# SUPPLIED DATA:
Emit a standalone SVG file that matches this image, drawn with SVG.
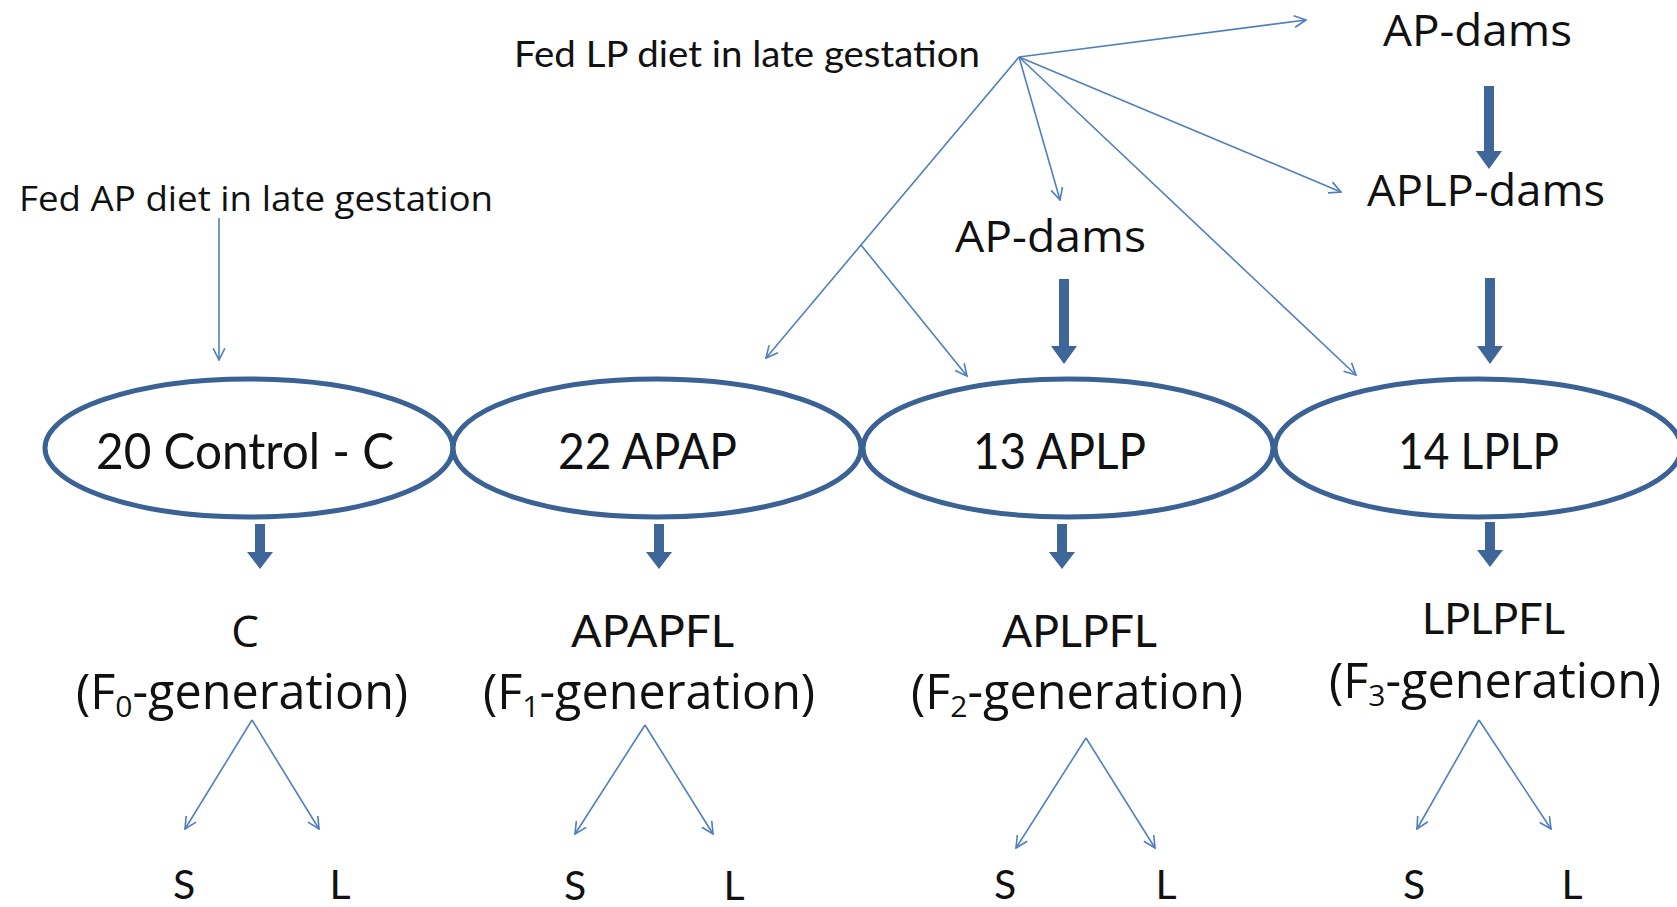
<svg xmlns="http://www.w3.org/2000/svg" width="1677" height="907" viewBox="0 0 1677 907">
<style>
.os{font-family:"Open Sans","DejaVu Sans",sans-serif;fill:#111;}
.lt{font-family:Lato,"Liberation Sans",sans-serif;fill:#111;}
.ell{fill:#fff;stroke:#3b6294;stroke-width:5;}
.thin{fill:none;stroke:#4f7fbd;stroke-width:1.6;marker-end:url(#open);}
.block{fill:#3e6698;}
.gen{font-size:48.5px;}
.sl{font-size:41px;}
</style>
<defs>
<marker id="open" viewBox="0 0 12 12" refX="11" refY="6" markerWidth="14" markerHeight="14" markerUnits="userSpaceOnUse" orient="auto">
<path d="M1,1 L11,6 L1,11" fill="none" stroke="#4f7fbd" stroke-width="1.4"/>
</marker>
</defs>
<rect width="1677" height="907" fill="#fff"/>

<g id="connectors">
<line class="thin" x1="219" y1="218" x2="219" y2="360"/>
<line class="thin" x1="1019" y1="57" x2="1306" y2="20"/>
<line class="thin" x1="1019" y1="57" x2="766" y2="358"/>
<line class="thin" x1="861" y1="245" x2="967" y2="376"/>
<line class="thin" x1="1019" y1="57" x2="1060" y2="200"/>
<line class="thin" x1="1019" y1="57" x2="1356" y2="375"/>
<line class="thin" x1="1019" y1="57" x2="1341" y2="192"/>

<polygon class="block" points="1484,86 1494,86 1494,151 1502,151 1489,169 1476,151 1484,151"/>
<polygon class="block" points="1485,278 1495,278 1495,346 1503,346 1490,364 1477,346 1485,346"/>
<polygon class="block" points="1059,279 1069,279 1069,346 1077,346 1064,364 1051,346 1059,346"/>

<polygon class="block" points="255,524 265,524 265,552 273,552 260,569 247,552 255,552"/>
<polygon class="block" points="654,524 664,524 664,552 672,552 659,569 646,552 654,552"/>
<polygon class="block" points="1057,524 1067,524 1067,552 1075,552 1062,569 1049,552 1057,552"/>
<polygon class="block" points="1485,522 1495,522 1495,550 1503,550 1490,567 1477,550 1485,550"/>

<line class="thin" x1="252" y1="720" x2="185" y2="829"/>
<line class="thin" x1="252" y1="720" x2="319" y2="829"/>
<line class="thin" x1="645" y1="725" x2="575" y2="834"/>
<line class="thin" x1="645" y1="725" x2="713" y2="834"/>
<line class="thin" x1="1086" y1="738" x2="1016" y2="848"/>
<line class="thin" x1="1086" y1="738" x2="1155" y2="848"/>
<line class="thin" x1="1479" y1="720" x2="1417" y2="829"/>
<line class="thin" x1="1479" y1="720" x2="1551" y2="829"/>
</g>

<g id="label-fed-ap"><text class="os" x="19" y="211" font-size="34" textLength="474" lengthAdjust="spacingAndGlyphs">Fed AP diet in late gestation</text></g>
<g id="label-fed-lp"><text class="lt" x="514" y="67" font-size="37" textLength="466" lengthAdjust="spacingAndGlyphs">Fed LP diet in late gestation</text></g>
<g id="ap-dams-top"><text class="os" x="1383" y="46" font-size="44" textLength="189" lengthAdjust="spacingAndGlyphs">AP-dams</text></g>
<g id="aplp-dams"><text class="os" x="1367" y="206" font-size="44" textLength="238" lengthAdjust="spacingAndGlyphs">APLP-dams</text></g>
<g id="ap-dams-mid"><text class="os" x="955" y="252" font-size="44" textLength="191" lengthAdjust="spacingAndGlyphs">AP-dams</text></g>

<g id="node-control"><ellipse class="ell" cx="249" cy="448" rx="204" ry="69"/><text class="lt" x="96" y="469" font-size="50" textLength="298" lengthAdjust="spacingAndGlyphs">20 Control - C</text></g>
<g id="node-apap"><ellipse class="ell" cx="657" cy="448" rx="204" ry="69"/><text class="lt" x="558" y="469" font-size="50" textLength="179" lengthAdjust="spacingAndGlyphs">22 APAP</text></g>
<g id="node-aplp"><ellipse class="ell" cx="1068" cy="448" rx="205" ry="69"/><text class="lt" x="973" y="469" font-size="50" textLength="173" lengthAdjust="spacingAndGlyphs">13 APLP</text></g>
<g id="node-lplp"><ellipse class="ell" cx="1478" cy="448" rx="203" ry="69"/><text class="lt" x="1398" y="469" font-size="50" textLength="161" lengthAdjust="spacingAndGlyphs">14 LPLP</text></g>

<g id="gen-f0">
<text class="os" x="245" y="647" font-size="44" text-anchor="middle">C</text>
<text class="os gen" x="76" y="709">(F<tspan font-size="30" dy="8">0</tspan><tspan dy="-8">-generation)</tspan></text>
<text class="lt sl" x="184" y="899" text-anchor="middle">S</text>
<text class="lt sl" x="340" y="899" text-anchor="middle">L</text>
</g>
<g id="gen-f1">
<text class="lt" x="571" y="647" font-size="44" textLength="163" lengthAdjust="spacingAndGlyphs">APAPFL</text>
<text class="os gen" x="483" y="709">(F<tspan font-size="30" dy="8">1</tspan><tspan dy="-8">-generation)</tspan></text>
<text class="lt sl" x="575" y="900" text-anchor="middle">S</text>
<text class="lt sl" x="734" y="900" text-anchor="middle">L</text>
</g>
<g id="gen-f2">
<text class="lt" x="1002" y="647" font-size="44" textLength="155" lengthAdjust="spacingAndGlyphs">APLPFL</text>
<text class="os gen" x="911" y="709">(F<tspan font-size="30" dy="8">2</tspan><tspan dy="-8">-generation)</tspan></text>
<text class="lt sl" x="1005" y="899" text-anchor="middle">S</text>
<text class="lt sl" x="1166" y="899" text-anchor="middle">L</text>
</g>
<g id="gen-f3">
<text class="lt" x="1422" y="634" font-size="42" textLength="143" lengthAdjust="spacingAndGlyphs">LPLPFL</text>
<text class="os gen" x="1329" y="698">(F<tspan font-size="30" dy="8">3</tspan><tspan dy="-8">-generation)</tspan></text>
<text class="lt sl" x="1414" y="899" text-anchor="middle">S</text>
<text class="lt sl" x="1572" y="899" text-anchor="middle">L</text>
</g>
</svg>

# SET PROBLEM:
Reproduce the whole listing word for word, setting aside any pictures.

# ANSWER TO THIS TASK:
Emit a standalone SVG file that matches this image, drawn with SVG.
<svg xmlns="http://www.w3.org/2000/svg" width="1677" height="907" viewBox="0 0 1677 907">
<style>
.os{font-family:"Open Sans","DejaVu Sans",sans-serif;fill:#111;}
.lt{font-family:Lato,"Liberation Sans",sans-serif;fill:#111;}
.ell{fill:#fff;stroke:#3b6294;stroke-width:5;}
.thin{fill:none;stroke:#4f7fbd;stroke-width:1.6;marker-end:url(#open);}
.block{fill:#3e6698;}
.gen{font-size:48.5px;}
.sl{font-size:41px;}
</style>
<defs>
<marker id="open" viewBox="0 0 12 12" refX="11" refY="6" markerWidth="14" markerHeight="14" markerUnits="userSpaceOnUse" orient="auto">
<path d="M1,1 L11,6 L1,11" fill="none" stroke="#4f7fbd" stroke-width="1.4"/>
</marker>
</defs>
<rect width="1677" height="907" fill="#fff"/>

<g id="connectors">
<line class="thin" x1="219" y1="218" x2="219" y2="360"/>
<line class="thin" x1="1019" y1="57" x2="1306" y2="20"/>
<line class="thin" x1="1019" y1="57" x2="766" y2="358"/>
<line class="thin" x1="861" y1="245" x2="967" y2="376"/>
<line class="thin" x1="1019" y1="57" x2="1060" y2="200"/>
<line class="thin" x1="1019" y1="57" x2="1356" y2="375"/>
<line class="thin" x1="1019" y1="57" x2="1341" y2="192"/>

<polygon class="block" points="1484,86 1494,86 1494,151 1502,151 1489,169 1476,151 1484,151"/>
<polygon class="block" points="1485,278 1495,278 1495,346 1503,346 1490,364 1477,346 1485,346"/>
<polygon class="block" points="1059,279 1069,279 1069,346 1077,346 1064,364 1051,346 1059,346"/>

<polygon class="block" points="255,524 265,524 265,552 273,552 260,569 247,552 255,552"/>
<polygon class="block" points="654,524 664,524 664,552 672,552 659,569 646,552 654,552"/>
<polygon class="block" points="1057,524 1067,524 1067,552 1075,552 1062,569 1049,552 1057,552"/>
<polygon class="block" points="1485,522 1495,522 1495,550 1503,550 1490,567 1477,550 1485,550"/>

<line class="thin" x1="252" y1="720" x2="185" y2="829"/>
<line class="thin" x1="252" y1="720" x2="319" y2="829"/>
<line class="thin" x1="645" y1="725" x2="575" y2="834"/>
<line class="thin" x1="645" y1="725" x2="713" y2="834"/>
<line class="thin" x1="1086" y1="738" x2="1016" y2="848"/>
<line class="thin" x1="1086" y1="738" x2="1155" y2="848"/>
<line class="thin" x1="1479" y1="720" x2="1417" y2="829"/>
<line class="thin" x1="1479" y1="720" x2="1551" y2="829"/>
</g>

<g id="label-fed-ap"><text class="os" x="19" y="211" font-size="34" textLength="474" lengthAdjust="spacingAndGlyphs">Fed AP diet in late gestation</text></g>
<g id="label-fed-lp"><text class="lt" x="514" y="67" font-size="37" textLength="466" lengthAdjust="spacingAndGlyphs">Fed LP diet in late gestation</text></g>
<g id="ap-dams-top"><text class="os" x="1383" y="46" font-size="44" textLength="189" lengthAdjust="spacingAndGlyphs">AP-dams</text></g>
<g id="aplp-dams"><text class="os" x="1367" y="206" font-size="44" textLength="238" lengthAdjust="spacingAndGlyphs">APLP-dams</text></g>
<g id="ap-dams-mid"><text class="os" x="955" y="252" font-size="44" textLength="191" lengthAdjust="spacingAndGlyphs">AP-dams</text></g>

<g id="node-control"><ellipse class="ell" cx="249" cy="448" rx="204" ry="69"/><text class="lt" x="96" y="469" font-size="50" textLength="298" lengthAdjust="spacingAndGlyphs">20 Control - C</text></g>
<g id="node-apap"><ellipse class="ell" cx="657" cy="448" rx="204" ry="69"/><text class="lt" x="558" y="469" font-size="50" textLength="179" lengthAdjust="spacingAndGlyphs">22 APAP</text></g>
<g id="node-aplp"><ellipse class="ell" cx="1068" cy="448" rx="205" ry="69"/><text class="lt" x="973" y="469" font-size="50" textLength="173" lengthAdjust="spacingAndGlyphs">13 APLP</text></g>
<g id="node-lplp"><ellipse class="ell" cx="1478" cy="448" rx="203" ry="69"/><text class="lt" x="1398" y="469" font-size="50" textLength="161" lengthAdjust="spacingAndGlyphs">14 LPLP</text></g>

<g id="gen-f0">
<text class="os" x="245" y="647" font-size="44" text-anchor="middle">C</text>
<text class="os gen" x="76" y="709">(F<tspan font-size="30" dy="8">0</tspan><tspan dy="-8">-generation)</tspan></text>
<text class="lt sl" x="184" y="899" text-anchor="middle">S</text>
<text class="lt sl" x="340" y="899" text-anchor="middle">L</text>
</g>
<g id="gen-f1">
<text class="lt" x="571" y="647" font-size="44" textLength="163" lengthAdjust="spacingAndGlyphs">APAPFL</text>
<text class="os gen" x="483" y="709">(F<tspan font-size="30" dy="8">1</tspan><tspan dy="-8">-generation)</tspan></text>
<text class="lt sl" x="575" y="900" text-anchor="middle">S</text>
<text class="lt sl" x="734" y="900" text-anchor="middle">L</text>
</g>
<g id="gen-f2">
<text class="lt" x="1002" y="647" font-size="44" textLength="155" lengthAdjust="spacingAndGlyphs">APLPFL</text>
<text class="os gen" x="911" y="709">(F<tspan font-size="30" dy="8">2</tspan><tspan dy="-8">-generation)</tspan></text>
<text class="lt sl" x="1005" y="899" text-anchor="middle">S</text>
<text class="lt sl" x="1166" y="899" text-anchor="middle">L</text>
</g>
<g id="gen-f3">
<text class="lt" x="1422" y="634" font-size="42" textLength="143" lengthAdjust="spacingAndGlyphs">LPLPFL</text>
<text class="os gen" x="1329" y="698">(F<tspan font-size="30" dy="8">3</tspan><tspan dy="-8">-generation)</tspan></text>
<text class="lt sl" x="1414" y="899" text-anchor="middle">S</text>
<text class="lt sl" x="1572" y="899" text-anchor="middle">L</text>
</g>
</svg>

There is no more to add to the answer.